Apparently. One thing that Mario and I discuss in some detail in The Spiritual Brain is the placebo effect: The way we often start getting better when we believe we will. In one study, according to "Do We Realy Know What Makes Us Healthy?" (New York Times),
The lesson comes from an ambitious clinical trial called the Coronary Drug Project that set out in the 1970s to test whether any of five different drugs might prevent heart attacks. The subjects were some 8,500 middle-aged men with established heart problems. Two-thirds of them were randomly assigned to take one of the five drugs and the other third a placebo. Because one of the drugs, clofibrate, lowered cholesterol levels, the researchers had high hopes that it would ward off heart disease. But when the results were tabulated after five years, clofibrate showed no beneficial effect. The researchers then considered the possibility that clofibrate appeared to fail only because the subjects failed to faithfully take their prescriptions.

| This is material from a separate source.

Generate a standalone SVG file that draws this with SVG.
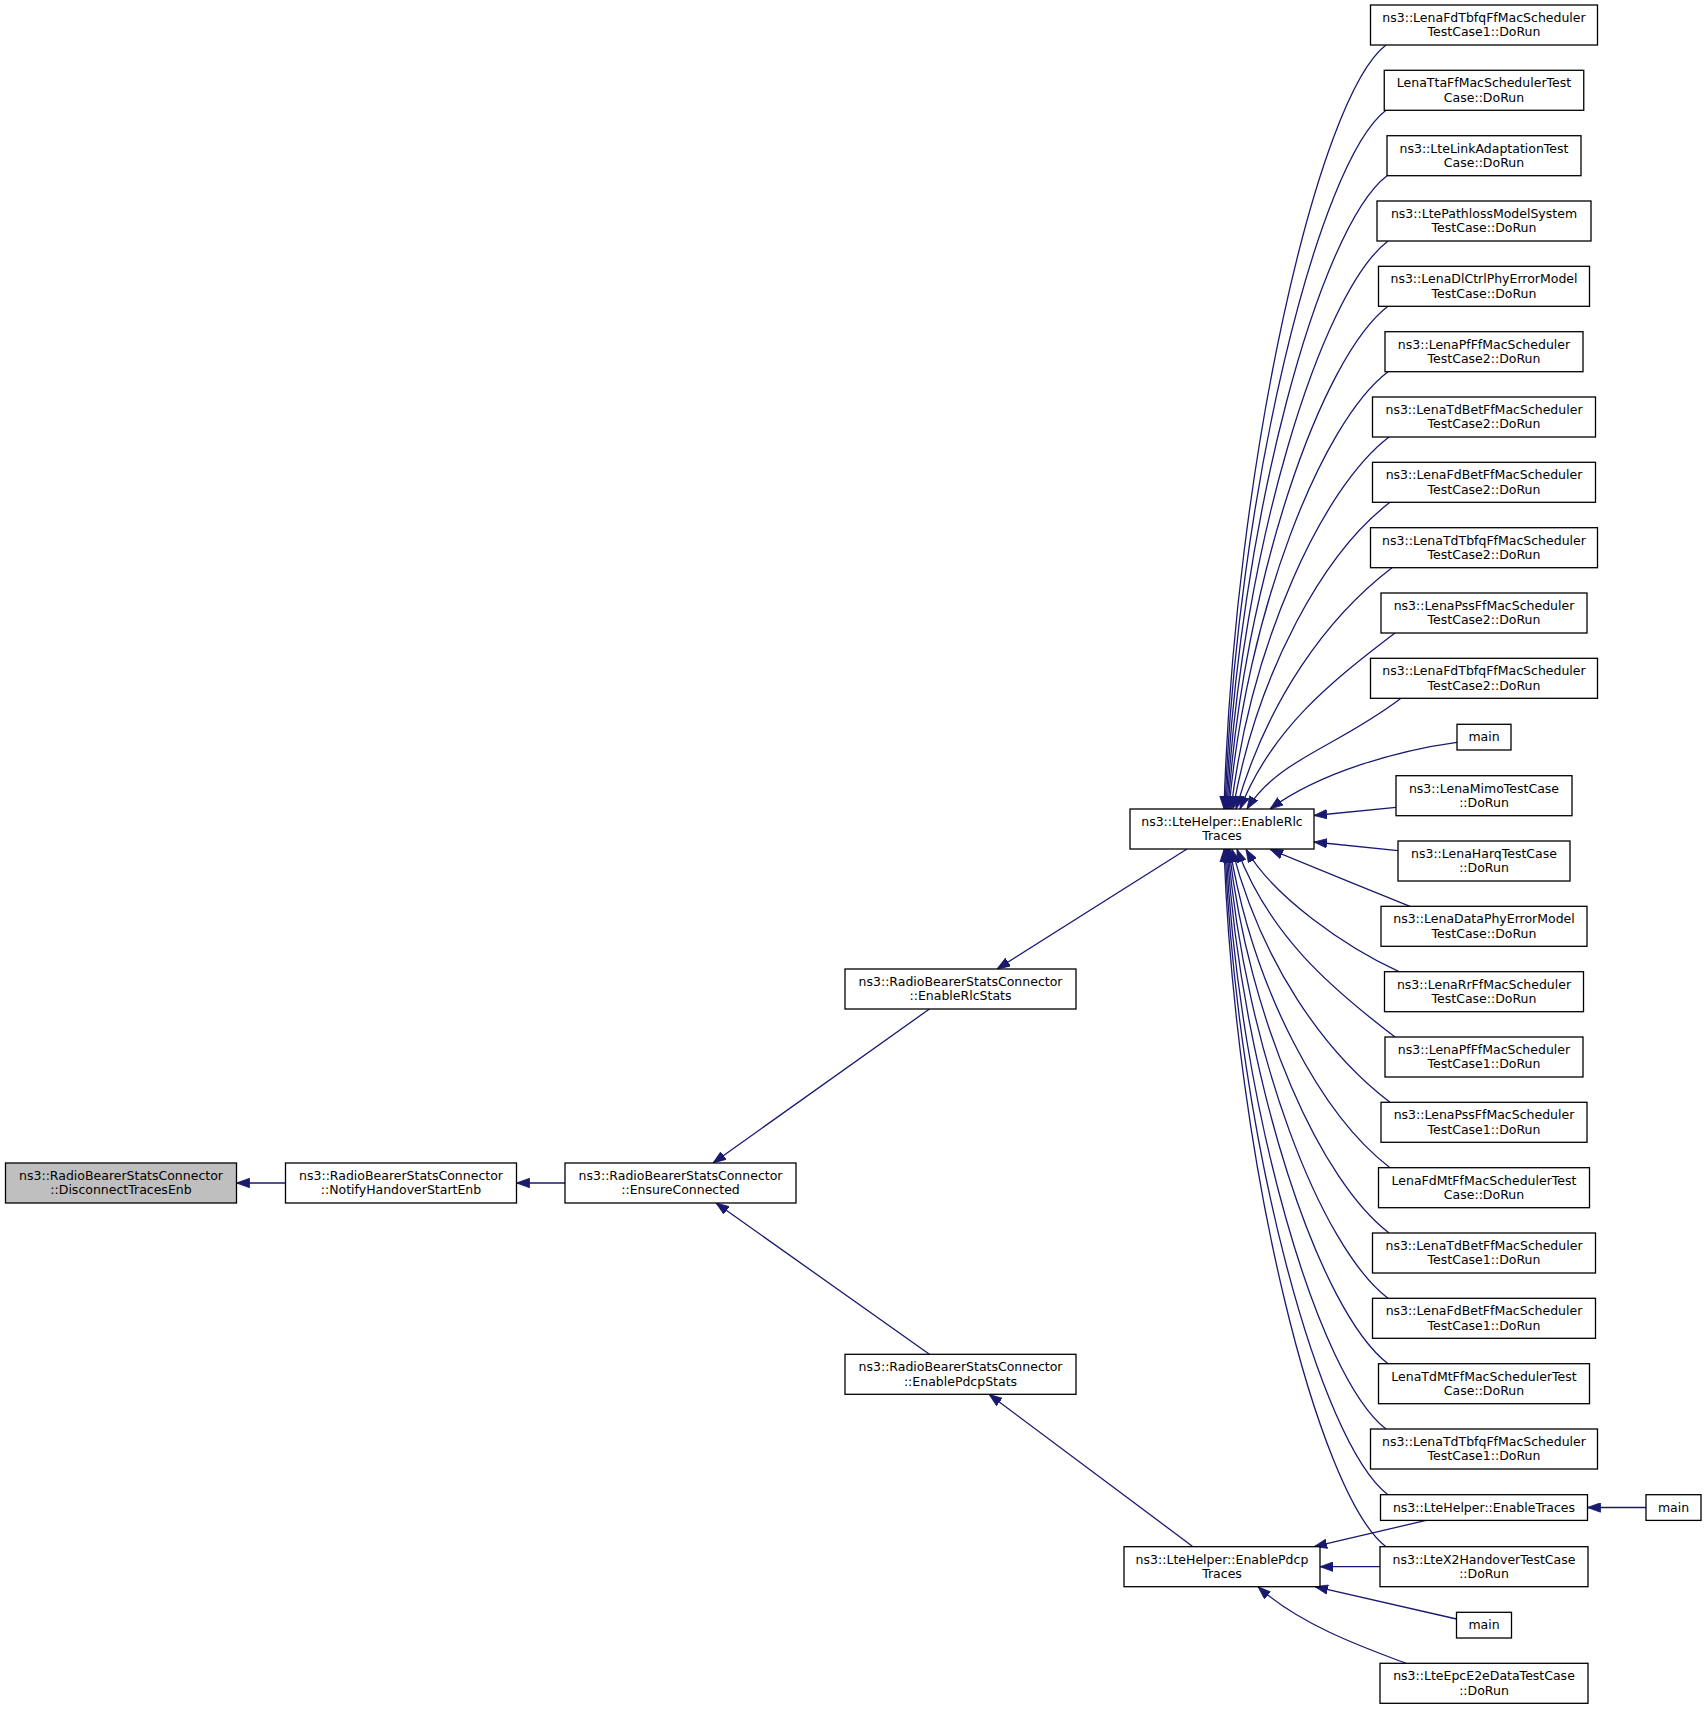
<svg xmlns="http://www.w3.org/2000/svg" width="1707" height="1709" viewBox="0 0 1707 1709">
<style>
.n{fill:#ffffff;stroke:#000000;stroke-width:1.3}
.root{fill:#bfbfbf}
.t{font-family:"DejaVu Sans","Liberation Sans",sans-serif;font-size:12.5px;text-anchor:middle;fill:#000000}
.e{fill:none;stroke:#191970;stroke-width:1.3;marker-end:url(#arr)}
</style>
<defs>
<marker id="arr" viewBox="0 0 13 10" refX="13" refY="5" markerWidth="13" markerHeight="10" markerUnits="userSpaceOnUse" orient="auto">
<path d="M0,0.3 L13,5 L0,9.7 z" fill="#191970" stroke="#191970" stroke-width="0.8"/>
</marker>
</defs>
<rect width="1707" height="1709" fill="#ffffff"/>
<g id="edges">
<path class="e" d="M285.5,1183 L236.5,1183"/>
<path class="e" d="M565,1183 L516.5,1183"/>
<path class="e" d="M929.4,1009 L713,1163"/>
<path class="e" d="M929.4,1354.3 L716,1203"/>
<path class="e" d="M1187,849 L997,969"/>
<path class="e" d="M1193,1546.7 L989,1394.3"/>
<path class="e" d="M1386,45 C1318,96.5 1234.2,465.1 1224,809"/>
<path class="e" d="M1386,110.3 C1318.4,161.8 1236.1,494.6 1225,809"/>
<path class="e" d="M1387,175.7 C1319.4,227.2 1238.3,524 1226,809"/>
<path class="e" d="M1388,241 C1320.4,292.5 1240.7,553.4 1227,809"/>
<path class="e" d="M1388,306.3 C1320.8,357.5 1243.3,582.8 1228,809"/>
<path class="e" d="M1388,371.7 C1321.2,422.6 1246.5,612.2 1229,809"/>
<path class="e" d="M1389,437 C1322.6,487.6 1251.5,641.6 1231,809"/>
<path class="e" d="M1390,502.3 C1324.1,552.5 1257.7,671 1233,809"/>
<path class="e" d="M1392,567.7 C1326.5,617.6 1267.2,700.4 1236,809"/>
<path class="e" d="M1395,633 C1329.9,682.6 1271,729.8 1240,809"/>
<path class="e" d="M1401,698.3 C1336.3,747.6 1277.8,759.2 1247,809"/>
<path class="e" d="M1457,742.3 C1400,750 1320,772 1270,809"/>
<path class="e" d="M1396,807.3 L1314,815.5"/>
<path class="e" d="M1398,850.7 L1314,842"/>
<path class="e" d="M1410,906.3 C1365,888 1305,864 1270,849.3"/>
<path class="e" d="M1399,971.7 C1345,946.5 1273.5,897 1246,849.3"/>
<path class="e" d="M1395,1037 C1328.6,986.4 1268.6,933.8 1237,849.3"/>
<path class="e" d="M1390,1102.3 C1323.6,1051.7 1262.1,963.2 1232,849.3"/>
<path class="e" d="M1390,1167.7 C1322.8,1116.5 1254.2,992.6 1230,849.3"/>
<path class="e" d="M1389,1233 C1321.8,1181.8 1249.1,1022 1229,849.3"/>
<path class="e" d="M1388,1298.3 C1320.8,1247.1 1245.2,1051.3 1228,849.3"/>
<path class="e" d="M1388,1363.7 C1320.4,1312.2 1242.1,1080.8 1227,849.3"/>
<path class="e" d="M1386,1429 C1318.8,1377.8 1239.3,1110.2 1226,849.3"/>
<path class="e" d="M1388,1494.7 C1319.5,1442.5 1237.2,1139.7 1225,849.3"/>
<path class="e" d="M1386,1546.7 C1318,1494.9 1235.2,1163.1 1224,849.3"/>
<path class="e" d="M1646,1507.5 L1587.5,1507.5"/>
<path class="e" d="M1426,1520.4 L1314,1546.7"/>
<path class="e" d="M1380,1566.7 L1320,1566.7"/>
<path class="e" d="M1456.5,1619 L1315,1586.7"/>
<path class="e" d="M1406,1663.3 C1365,1648 1300,1625 1258,1586.7"/>
</g>
<g id="node-disconnect"><rect class="n root" x="5.5" y="1163" width="231" height="40"/><text class="t" x="121" y="1179.8">ns3::RadioBearerStatsConnector</text><text class="t" x="121" y="1194.3">::DisconnectTracesEnb</text></g>
<g id="node-notify"><rect class="n" x="285.5" y="1163" width="231" height="40"/><text class="t" x="401" y="1179.8">ns3::RadioBearerStatsConnector</text><text class="t" x="401" y="1194.3">::NotifyHandoverStartEnb</text></g>
<g id="node-ensure"><rect class="n" x="565" y="1163" width="231" height="40"/><text class="t" x="680.5" y="1179.8">ns3::RadioBearerStatsConnector</text><text class="t" x="680.5" y="1194.3">::EnsureConnected</text></g>
<g id="node-rlcstats"><rect class="n" x="845" y="969" width="231" height="40"/><text class="t" x="960.5" y="985.8">ns3::RadioBearerStatsConnector</text><text class="t" x="960.5" y="1000.3">::EnableRlcStats</text></g>
<g id="node-pdcpstats"><rect class="n" x="845" y="1354.3" width="231" height="40"/><text class="t" x="960.5" y="1371.1">ns3::RadioBearerStatsConnector</text><text class="t" x="960.5" y="1385.6">::EnablePdcpStats</text></g>
<g id="node-rlctraces"><rect class="n" x="1130" y="809" width="184" height="40"/><text class="t" x="1222" y="825.8">ns3::LteHelper::EnableRlc</text><text class="t" x="1222" y="840.3">Traces</text></g>
<g id="node-pdcptraces"><rect class="n" x="1124" y="1546.7" width="196" height="40"/><text class="t" x="1222" y="1563.5">ns3::LteHelper::EnablePdcp</text><text class="t" x="1222" y="1578">Traces</text></g>
<g id="node-r1"><rect class="n" x="1370.5" y="5" width="227" height="40"/><text class="t" x="1484" y="21.8">ns3::LenaFdTbfqFfMacScheduler</text><text class="t" x="1484" y="36.3">TestCase1::DoRun</text></g>
<g id="node-r2"><rect class="n" x="1384.25" y="70.3" width="199.5" height="40"/><text class="t" x="1484" y="87.1">LenaTtaFfMacSchedulerTest</text><text class="t" x="1484" y="101.6">Case::DoRun</text></g>
<g id="node-r3"><rect class="n" x="1387" y="135.7" width="194" height="40"/><text class="t" x="1484" y="152.5">ns3::LteLinkAdaptationTest</text><text class="t" x="1484" y="167">Case::DoRun</text></g>
<g id="node-r4"><rect class="n" x="1377" y="201" width="214" height="40"/><text class="t" x="1484" y="217.8">ns3::LtePathlossModelSystem</text><text class="t" x="1484" y="232.3">TestCase::DoRun</text></g>
<g id="node-r5"><rect class="n" x="1378.5" y="266.3" width="211" height="40"/><text class="t" x="1484" y="283.1">ns3::LenaDlCtrlPhyErrorModel</text><text class="t" x="1484" y="297.6">TestCase::DoRun</text></g>
<g id="node-r6"><rect class="n" x="1385" y="331.7" width="198" height="40"/><text class="t" x="1484" y="348.5">ns3::LenaPfFfMacScheduler</text><text class="t" x="1484" y="363">TestCase2::DoRun</text></g>
<g id="node-r7"><rect class="n" x="1372.5" y="397" width="223" height="40"/><text class="t" x="1484" y="413.8">ns3::LenaTdBetFfMacScheduler</text><text class="t" x="1484" y="428.3">TestCase2::DoRun</text></g>
<g id="node-r8"><rect class="n" x="1372.5" y="462.3" width="223" height="40"/><text class="t" x="1484" y="479.1">ns3::LenaFdBetFfMacScheduler</text><text class="t" x="1484" y="493.6">TestCase2::DoRun</text></g>
<g id="node-r9"><rect class="n" x="1370.5" y="527.7" width="227" height="40"/><text class="t" x="1484" y="544.5">ns3::LenaTdTbfqFfMacScheduler</text><text class="t" x="1484" y="559">TestCase2::DoRun</text></g>
<g id="node-r10"><rect class="n" x="1381" y="593" width="206" height="40"/><text class="t" x="1484" y="609.8">ns3::LenaPssFfMacScheduler</text><text class="t" x="1484" y="624.3">TestCase2::DoRun</text></g>
<g id="node-r11"><rect class="n" x="1370.5" y="658.3" width="227" height="40"/><text class="t" x="1484" y="675.1">ns3::LenaFdTbfqFfMacScheduler</text><text class="t" x="1484" y="689.6">TestCase2::DoRun</text></g>
<g id="node-r12"><rect class="n" x="1457" y="724.3" width="54" height="25.7"/><text class="t" x="1484" y="741.2">main</text></g>
<g id="node-r13"><rect class="n" x="1396" y="775.7" width="176" height="40"/><text class="t" x="1484" y="792.5">ns3::LenaMimoTestCase</text><text class="t" x="1484" y="807">::DoRun</text></g>
<g id="node-r14"><rect class="n" x="1398" y="841" width="172" height="40"/><text class="t" x="1484" y="857.8">ns3::LenaHarqTestCase</text><text class="t" x="1484" y="872.3">::DoRun</text></g>
<g id="node-r15"><rect class="n" x="1381" y="906.3" width="206" height="40"/><text class="t" x="1484" y="923.1">ns3::LenaDataPhyErrorModel</text><text class="t" x="1484" y="937.6">TestCase::DoRun</text></g>
<g id="node-r16"><rect class="n" x="1384.5" y="971.7" width="199" height="40"/><text class="t" x="1484" y="988.5">ns3::LenaRrFfMacScheduler</text><text class="t" x="1484" y="1003">TestCase::DoRun</text></g>
<g id="node-r17"><rect class="n" x="1385" y="1037" width="198" height="40"/><text class="t" x="1484" y="1053.8">ns3::LenaPfFfMacScheduler</text><text class="t" x="1484" y="1068.3">TestCase1::DoRun</text></g>
<g id="node-r18"><rect class="n" x="1381" y="1102.3" width="206" height="40"/><text class="t" x="1484" y="1119.1">ns3::LenaPssFfMacScheduler</text><text class="t" x="1484" y="1133.6">TestCase1::DoRun</text></g>
<g id="node-r19"><rect class="n" x="1378.5" y="1167.7" width="211" height="40"/><text class="t" x="1484" y="1184.5">LenaFdMtFfMacSchedulerTest</text><text class="t" x="1484" y="1199">Case::DoRun</text></g>
<g id="node-r20"><rect class="n" x="1372.5" y="1233" width="223" height="40"/><text class="t" x="1484" y="1249.8">ns3::LenaTdBetFfMacScheduler</text><text class="t" x="1484" y="1264.3">TestCase1::DoRun</text></g>
<g id="node-r21"><rect class="n" x="1372.5" y="1298.3" width="223" height="40"/><text class="t" x="1484" y="1315.1">ns3::LenaFdBetFfMacScheduler</text><text class="t" x="1484" y="1329.6">TestCase1::DoRun</text></g>
<g id="node-r22"><rect class="n" x="1378.5" y="1363.7" width="211" height="40"/><text class="t" x="1484" y="1380.5">LenaTdMtFfMacSchedulerTest</text><text class="t" x="1484" y="1395">Case::DoRun</text></g>
<g id="node-r23"><rect class="n" x="1370.5" y="1429" width="227" height="40"/><text class="t" x="1484" y="1445.8">ns3::LenaTdTbfqFfMacScheduler</text><text class="t" x="1484" y="1460.3">TestCase1::DoRun</text></g>
<g id="node-enabletraces"><rect class="n" x="1380.5" y="1494.7" width="207" height="25.7"/><text class="t" x="1484" y="1511.6">ns3::LteHelper::EnableTraces</text></g>
<g id="node-main-traces"><rect class="n" x="1646" y="1494.7" width="55" height="25.7"/><text class="t" x="1673.5" y="1511.6">main</text></g>
<g id="node-x2handover"><rect class="n" x="1380" y="1546.7" width="208" height="40"/><text class="t" x="1484" y="1563.5">ns3::LteX2HandoverTestCase</text><text class="t" x="1484" y="1578">::DoRun</text></g>
<g id="node-main-pdcp"><rect class="n" x="1456.5" y="1612.3" width="55" height="25.7"/><text class="t" x="1484" y="1629.2">main</text></g>
<g id="node-epce2e"><rect class="n" x="1380" y="1663.3" width="208" height="40"/><text class="t" x="1484" y="1680.1">ns3::LteEpcE2eDataTestCase</text><text class="t" x="1484" y="1694.6">::DoRun</text></g>
</svg>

As it turned out, those men who said they took more than 80 percent of the pills prescribed fared substantially better than those who didn’t. Only 15 percent of these faithful “adherers” died, compared with almost 25 percent of what the project researchers called “poor adherers.” This might have been taken as reason to believe that clofibrate actually did cut heart-disease deaths almost by half, but then the researchers looked at those men who faithfully took their placebos. And those men, too, seemed to benefit from adhering closely to their prescription: only 15 percent of them died compared with 28 percent who were less conscientious. “So faithfully taking the placebo cuts the death rate by a factor of two,” says David Freedman, a professor of statistics at the University of California, Berkeley. “How can this be? Well, people who take their placebo regularly are just different than the others. The rest is a little speculative. Maybe they take better care of themselves in general. But this compliance effect is quite a big effect.”

There is so much we don't know about the relationship between the mind and the body.